Abstract

Abstract This essay attends to the Christological significance of Jesus' use of Scripture by focusing on the intertextual dynamics of Matt 21:10–17. When Jesus speaks the words of Isaiah, Jeremiah, and the Psalms, he does not merely cite these texts to justify his prophetic actions. Rather, Jesus' use of these texts pressures readers of Matthew to understand that Jesus speaks about himself as God's Son. Furthermore, Matthew's narration of the divine identity of Jesus as the Son of God in Matt 21:10–17 coheres with the Son of God Christology throughout the first Gospel.
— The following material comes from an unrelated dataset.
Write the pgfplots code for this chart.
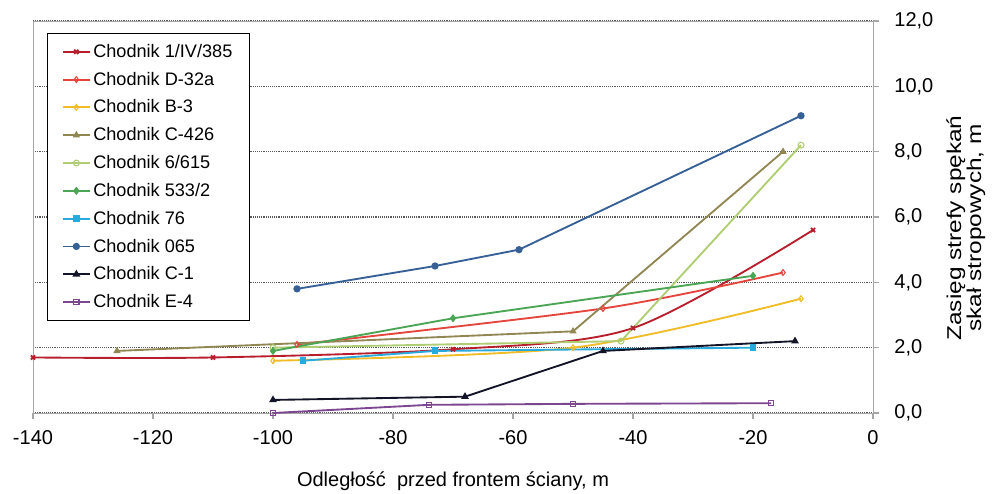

As an entryway into this argument, this essay considers what the quest for the historical Jesus has obscured or overlooked by focusing on whether or how Jesus "cleansed" the temple (Matt 21:12–13). For example, questions about the historicity of Matt 21:12–13 and its parallels in the other Gospels have obscured the literary and theological significance of Matt 21:14–17. Furthermore, recent commentators, as heirs of the quest for the historical Jesus, have too often followed these historians by wrongly construing Matt 21:12–17 as a distinct literary unit. By appreciating the literary unity of Matt 21:1–17, this essay identifies the question, "Who is this?" in Matt 21:10 as the driving point that holds Matt 21:1–17 together and urges the interpreter to ask questions about Jesus' divine identity.